Edward lived in Avonside for more than 10 years, in a house he probably built (LINZ c.1860: 425). This house had a drawing and a dining room, both of which were more typical of upper middle class that middle class houses (the latter typically had a parlour, as opposed to a drawing room, and was unlikely to have a dining room). These rooms were fitted out with, amongst other things, a loo table, various sideboards and set of croquet (which was surely more use outside, but no matter). The sale of Tippetts’s household goods in 1878 revealed a range of specialised dining accoutrements, such as dessert spoons, entrée dishes, a fish knife and a dessert service (Lyttelton Times 15/2/1878: 4). From the rubbish Tippetts threw out, we know he also had fancy glasses, some of which would have been used for serving sherry, as well as rather ornate salad oil bottles, Chinese export porcelain, a rather fabulous jug and a surprisingly pretty chamber pot, alongside your more standard black beer bottles and Willow pattern china.

Two of the sherry glasses Edward threw out. Image: M. Lillo Bernabeu.

It’s the things with specialised forms and functions – the dining room, the entrée dish, the fish knife, the sherry glasses – that are particularly indicative of upper middle class status in New Zealand in the 19th century (Lawrence et al. 2012, Watson 2022: 336). At this point, it’s important to note that, in England, these objects would have been associated with middle class status, demonstrating how class changed between the two settings. The purchase of specialised objects indicates sufficient disposable income to do so. More than that, though, it indicates the desire to embrace the lifestyle – and class – that these things embodied, whether it was because it was the class you had grown up in, thought appropriate for you or because it was the social class you aspired to (Bell 2002: 261). Something else that’s important to note is that it wasn’t just the ownership and use of these things that mattered, it was the ‘correct’ use of them – numerous advice and etiquette manuals of the day provided, well, advice on the correct (upper) middle class ways to behave, both recognising and feeding into social anxieties about not behaving correctly (Fitts 1999: 58-59). Given Edward’s background, it seems likely that he would have known how to use his sherry glasses and fish knives, and that he was replicating the lifestyle he was familiar with from his childhood and one that he felt befitted him. Research suggests that this lifestyle wouldn’t have been familiar to many of his middle class contemporaries in Christchurch.

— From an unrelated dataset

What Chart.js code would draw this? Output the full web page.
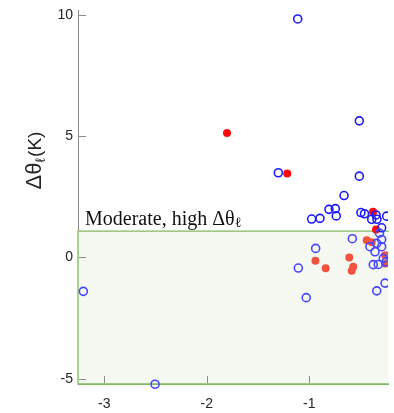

The story of Edward, his house and his things highlights the twists and turns class takes as the context changes, as well as how the simple ascription of a particular class based on a category such as occupation is not the whole story. This was not news to me, but I loved exploring how this particular example played out. If nothing else, it highlights that everyone’s experience is different, and that it is all to easy to lose the nuance when you start talking about large categories, such as “the middle class”. These terms obfuscate and hide the reality of people’s lived day-to-day experiences, and how they adapted to their circumstances. Edward arrived in a new city, where class definitions and boundaries, although more porous than he was used to, were still very real, but things were changing, and there was the opportunity to move beyond the strictures of the world he had known. Whether or not he saw his life in these terms is hard to tell: while the occupations he pursued might suggest this, the material culture and lifestyle he embraced suggests that he had not left behind many of the cultural norms he was familiar with and that defined his family’s social class.

References

Ancestry, 2024. Edward Watson Tippetts. [online] Available at: https://www.ancestry.com/family-tree/person/tree/70543637/person/392303379650/facts [Accessed 12 July 2024].

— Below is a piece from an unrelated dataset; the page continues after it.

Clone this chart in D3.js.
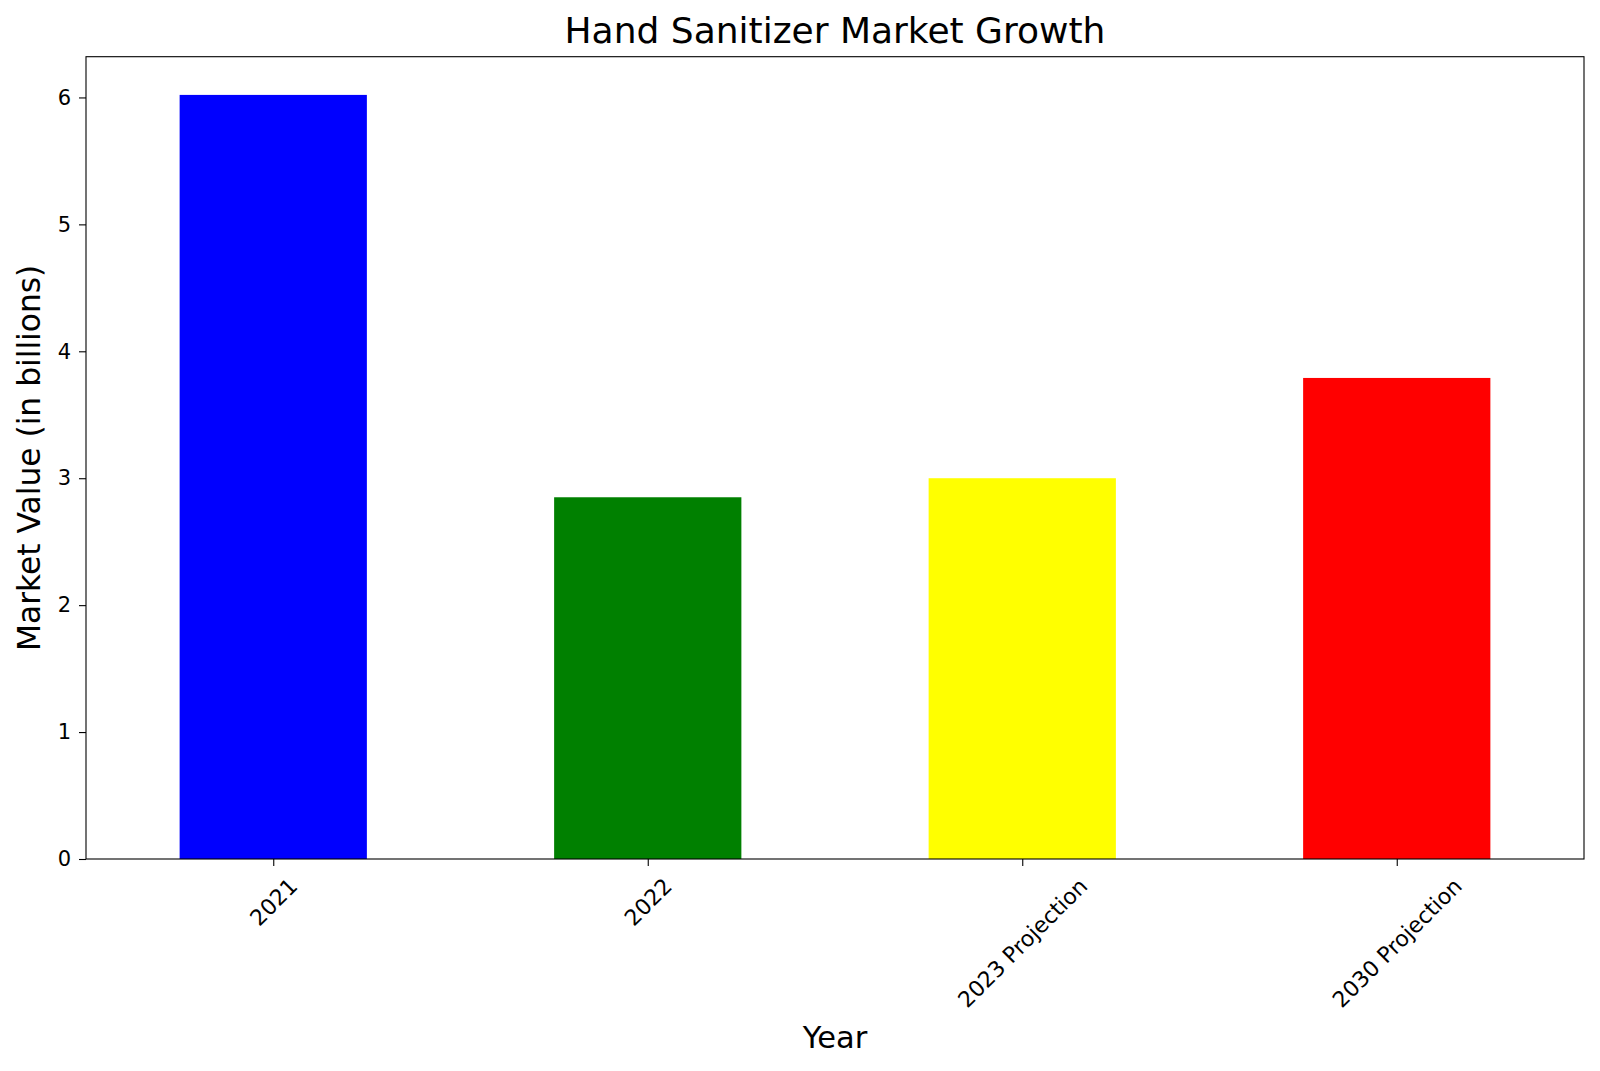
<!DOCTYPE html>
<html>
<head>
<meta charset="utf-8">
<script src="https://cdnjs.cloudflare.com/ajax/libs/d3/7.8.5/d3.min.js"></script>
<style>
  html, body { margin: 0; padding: 0; background: #fff; }
  text { font-family: "DejaVu Sans", sans-serif; fill: #000; }
</style>
</head>
<body>
<svg id="chart" width="1600" height="1071"></svg>
<script>
// ---- data ----
const categories = ["2021", "2022", "2023 Projection", "2030 Projection"];
const values = [6.02, 2.85, 3.0, 3.79];
const barColors = ["#0000ff", "#008000", "#ffff00", "#ff0000"];
const yTicks = [0, 1, 2, 3, 4, 5, 6];
const titleText = "Hand Sanitizer Market Growth";
const xLabelText = "Year";
const yLabelText = "Market Value (in billions)";

// ---- layout ----
const W = 1600, H = 1071;
const m = { left: 86, right: 1584, top: 56.7, bottom: 859 };
const svg = d3.select("#chart");

const x = d3.scaleLinear().domain([-0.5, categories.length - 0.5]).range([m.left, m.right]);
const y = d3.scaleLinear().domain([0, d3.max(values) * 1.05]).range([m.bottom, m.top]);
const barW = 0.5;

// bars
svg.append("g").selectAll("rect").data(values).join("rect")
  .attr("x", (d, i) => x(i - barW / 2))
  .attr("width", (d, i) => x(i + barW / 2) - x(i - barW / 2))
  .attr("y", d => y(d))
  .attr("height", d => y(0) - y(d))
  .attr("fill", (d, i) => barColors[i]);

// y axis
const yAxis = svg.append("g").attr("transform", `translate(${m.left},0)`)
  .call(d3.axisLeft(y).tickValues(yTicks).tickFormat(d3.format("d")).tickSize(7).tickPadding(8));
yAxis.select(".domain").remove();
yAxis.selectAll(".tick line").attr("stroke", "#000").attr("stroke-width", 1.1);
yAxis.selectAll(".tick text").attr("font-size", "21px").attr("font-family", "DejaVu Sans").attr("fill", "#000");

// x axis
const xAxis = svg.append("g").attr("transform", `translate(0,${m.bottom})`)
  .call(d3.axisBottom(x).tickValues(d3.range(categories.length)).tickFormat(i => categories[i]).tickSize(7));
xAxis.select(".domain").remove();
xAxis.selectAll(".tick line").attr("stroke", "#000").attr("stroke-width", 1.1);
xAxis.selectAll(".tick text")
  .attr("font-size", "22px").attr("font-family", "DejaVu Sans").attr("fill", "#000")
  .attr("text-anchor", "middle").attr("dy", null)
  .attr("dominant-baseline", "central")
  .each(function () {
    const bb = this.getBBox();
    const L = this.getComputedTextLength();
    const h = bb.height * 0.82;
    const half = (L + h) / (2 * Math.SQRT2);
    const topY = 875 - m.bottom;
    this.setAttribute("y", 0);
    this.setAttribute("transform", `translate(0,${topY + half}) rotate(-45)`);
  });

// frame
svg.append("rect")
  .attr("x", m.left).attr("y", m.top)
  .attr("width", m.right - m.left).attr("height", m.bottom - m.top)
  .attr("fill", "none").attr("stroke", "#000").attr("stroke-width", 1.1);

// title & labels
const cx = (m.left + m.right) / 2;
svg.append("text").attr("x", cx).attr("y", 43).attr("text-anchor", "middle")
  .attr("font-size", "36px").text(titleText);
svg.append("text").attr("x", cx).attr("y", 1048).attr("text-anchor", "middle")
  .attr("font-size", "30.5px").text(xLabelText);
svg.append("text").attr("transform", `translate(40,${(m.top + m.bottom) / 2}) rotate(-90)`)
  .attr("text-anchor", "middle").attr("font-size", "31.3px").text(yLabelText);
</script>
</body>
</html>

Bell, Alison, 2002. Emulation and empowerment: material, social and economic dynamics in eighteenth- and nineteenth-century Virginia. International Journal of Historical Archaeology 6(4): 253-98.

Fitts, Robert K., 1999. The archaeology of middle-class domesticity and gentility in Victorian Brooklyn. Historical Archaeology 33(1): 39-62.

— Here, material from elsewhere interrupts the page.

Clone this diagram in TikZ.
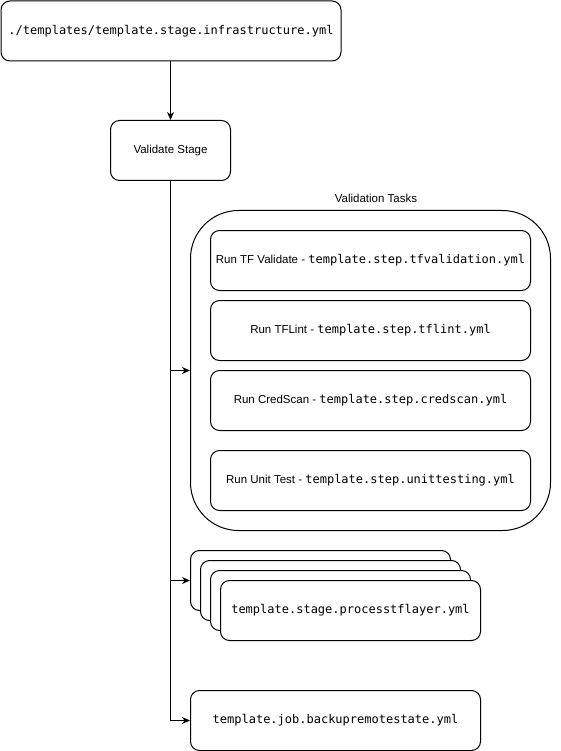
\documentclass[tikz,border=0pt]{standalone}
\usepackage{fontspec}
\setmainfont{Liberation Sans}
\setmonofont{DejaVu Sans Mono}
\usetikzlibrary{arrows.meta,positioning}

\begin{document}
\begin{tikzpicture}[x=1pt, y=-1pt,
  box/.style={draw, line width=1pt, fill=white, rounded corners=9pt, inner sep=0pt,
    anchor=north west, font=\fontsize{11.5}{14}\selectfont},
  stepbox/.style={box, minimum width=320pt, minimum height=60pt},
  layerbox/.style={box, minimum width=260pt, minimum height=60pt},
  flow/.style={line width=1pt, -{Stealth[length=8pt, width=7pt, inset=2.5pt]}}]
  \useasboundingbox (0,0) rectangle (561,751);
  \newcommand{\yml}[1]{{\fontsize{12}{14}\selectfont\ttfamily #1}}
  % pipeline entry and stage
  \node[box, minimum width=340pt, minimum height=60pt] (infra) at (0.5,0.5)
    {\yml{./templates/template.stage.infrastructure.yml}};
  \node[box, minimum width=120pt, minimum height=60pt] (validate) at (110,120) {Validate Stage};
  % validation tasks group
  \node[font=\fontsize{11.5}{14}\selectfont] (taskslabel) at (376,198) {Validation Tasks};
  \node[box, rounded corners=48pt, minimum width=360pt, minimum height=320pt] (tasks) at (190,210) {};
  \node[stepbox] (tfvalidate) at (210,230) {Run TF Validate - \yml{template.step.tfvalidation.yml}};
  \node[stepbox] (tflint) at (210,300) {Run TFLint - \yml{template.step.tflint.yml}};
  \node[stepbox] (credscan) at (210,370) {Run CredScan - \yml{template.step.credscan.yml}};
  \node[stepbox] (unittest) at (210,450) {Run Unit Test - \yml{template.step.unittesting.yml}};
  % stacked layer stages
  \node[layerbox] (layera) at (190,550) {};
  \node[layerbox] (layerb) at (200,560) {};
  \node[layerbox] (layerc) at (210,570) {};
  \node[layerbox] (layerd) at (220,580) {\yml{template.stage.processtflayer.yml}};
  % backup job
  \node[box, minimum width=290pt, minimum height=60pt] (backup) at (190,690)
    {\yml{template.job.backupremotestate.yml}};
  % connectors
  \draw[flow] (infra.south -| validate.north) -- (validate.north);
  \draw[flow] (validate.south) |- (tasks.west);
  \draw[flow] (validate.south) |- (layera.west);
  \draw[flow] (validate.south) |- (backup.west);
\end{tikzpicture}
\end{document}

Lawrence, Susan, Alasdair Brooks, and Jane Lennon, 2009. Ceramics and status in regional Australia. Australasian Historical Archaeology 27: 67-78.

LINZ, c. 1860. Canterbury Land Index Deeds Index ‐ C/S 1 ‐ Subdivisions of rural sections register. Archives New Zealand, Christchurch office.

Lyttelton Times. Available at: https://paperspast.natlib.govt.nz/newspapers

Macdonald, G. R., 1952-64. Macdonald Dictionary of Canterbury Biography. [online] Available at: https://collection.canterburymuseum.com/explore [Accessed 12 July 2024].

McAloon, Jim, 2004. Class in colonial New Zealand: towards a historiographical rehabilitation. New Zealand Journal of History 38 (1): 3-21.

Olssen, Erik and Maureen Hickey, 2005. Class and Occupation: The New Zealand Reality. Dunedin: Otago University Press.

Watson, K., 2022. 101 demolitions: how a disaster shed light on life in nineteenth century Christchurch. PhD thesis, University of Canterbury.